For students, verified program discounts can outperform both general promo codes and standard cashback on some retailers. If that applies to you, review our Best Student Discount Programs by Store before checking out.
Returns and adjustments
Promo code: If you return part of an order, the discount may be recalculated, but the savings were real and immediate.
Cashback: Returns, exchanges, coupon issues, and order edits can reduce or void the payout. This matters most on fashion orders with uncertain sizing and categories with high return rates.
Psychological benefit
Promo code: You feel the savings right away. That can help with budgeting.
Cashback: It rewards consistency over time. If you are disciplined, small percentages can add up across many purchases. If you forget to activate offers or never follow up on missing claims, the benefit is weaker than it appears.
Best fit by scenario
The clearest way to decide between cashback vs promo code is by shopping situation. Here are the common scenarios that come up most often.
Scenario 1: Small order with shipping risk
If your order is modest, free shipping often matters more than a headline discount. A 10% code on a $25 purchase saves only $2.50. If a free shipping code removes a $6 charge, it is the better deal. Cashback usually loses here unless the shipping is already free and the cashback rate is unusually strong.
This is especially relevant for beauty, accessories, and low-cost household items. Always test the final total both ways.
Scenario 2: Big-ticket purchase
For furniture, appliances, mattresses, and premium electronics, cashback offers can become more compelling because the base price is higher. Even a moderate percentage can beat a flat-value coupon. The key is making sure the exact category is eligible and that a code is not required to unlock a competing price cut.
If you are shopping in home categories, our How to Pick a Better Mattress for Less guide pairs well with this strategy.
Scenario 3: New-customer checkout
First order discount offers are often the strongest public discounts available from a retailer. In these cases, a promo code usually wins unless cashback is stackable. New-customer offers can be large enough that waiting for cashback makes little sense.
Still, check whether the store allows portal cashback on top of its own welcome offer. If it does, that is where the biggest wins happen.
Scenario 4: Sale or clearance items
Clearance deals and flash sale deals often break the usual pattern. Public promo codes may not apply to clearance, while cashback may still track on the reduced price.
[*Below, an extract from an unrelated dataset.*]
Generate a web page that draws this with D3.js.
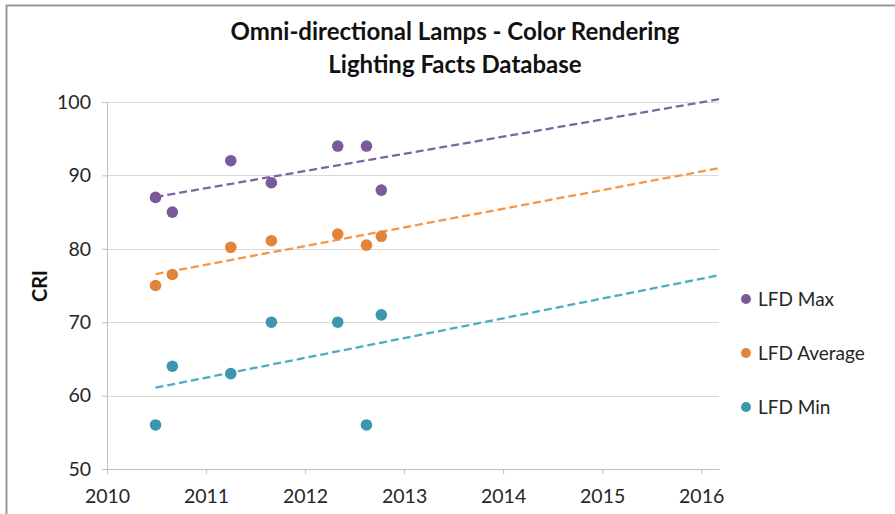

But the reverse can also happen if cashback excludes final-sale categories. This is why clearance shopping rewards careful reading more than quick assumptions.
When a sale price is already strong, think in terms of preserving the discount. Sometimes the safest play is to avoid experimenting with extra codes that might remove eligibility for a better underlying offer.
Scenario 5: Brand-restricted basket
Some stores carry brands that are routinely excluded from retailer promo code offers. If your cart is mostly excluded products, public discount codes may be close to useless. Cashback can be the better fallback if the portal terms still cover those items. This is a common reason shoppers conclude that cashback offers save more in practice, even when the percentages look smaller.
Scenario 6: Local or hybrid shopping
For pickup orders, local deals, restaurant coupons, and grocery deals, promo codes or weekly ad savings usually matter more than cashback. Many cashback portals focus on online retail and may exclude categories such as takeaways or special service transactions. In local retail, loyalty programs, app-only offers, and store coupons often beat portal-based cashback on both convenience and certainty.
Scenario 7: You want the lowest friction option
If you do not want to troubleshoot missing tracking, submit claims, or wait for confirmation, use the best verified coupon available and move on. The slightly lower return may be worth the simplicity. Saving money shopping online should not turn into an unpaid administrative task.
Scenario 8: You can stack everything cleanly
This is the ideal checkout savings strategy:
- start from a sale price or price drop
- apply an approved promo code or auto-applied store discount
- use a rewards card
- click through an eligible cashback portal if its terms allow the code
That is the point where “stack cashback and coupons” becomes more than a slogan. But it only works when the terms line up. A sloppy stack can cost you more than a simple, certain discount.
When to revisit
This topic is worth revisiting because the right answer changes whenever retailer policies, portal terms, or sale patterns shift. A checkout strategy that worked last season may not be the best one now.
Come back and compare again when:
- a retailer changes its coupon policy or starts blocking more categories
- a cashback portal updates rates, payout timing, or approved code rules
- you move from small routine orders to a large planned purchase
- seasonal events such as holiday sales, back-to-school, or clearance cycles begin
- new customer, student discount, loyalty, or card-linked offers appear
For a practical habit, keep this five-step checklist beside your next checkout:
- Check the cart total with no extras. Know your true baseline.
- Test the best verified promo code. Include any free shipping effect.
- Read cashback exclusions before clicking through. Confirm your category is eligible.
- Verify whether the code is approved for cashback. If unclear, assume it may void tracking.
- Choose the option with the lower real cost, not the better headline.
If you want one evergreen rule to remember, use this: take the immediate promo code when it is clearly stronger or when certainty matters, choose cashback when the order is large and eligibility is solid, and stack only when the terms make it safe. That approach will save you more over time than chasing every flashy percentage you see.
For ongoing deal hunting, pair this strategy with retailer-specific pages, verified coupons, and category guides rather than relying on random code lists. The best online deals are rarely about one trick. They come from comparing offers carefully, understanding exclusions, and using the right saving tool for the basket in front of you.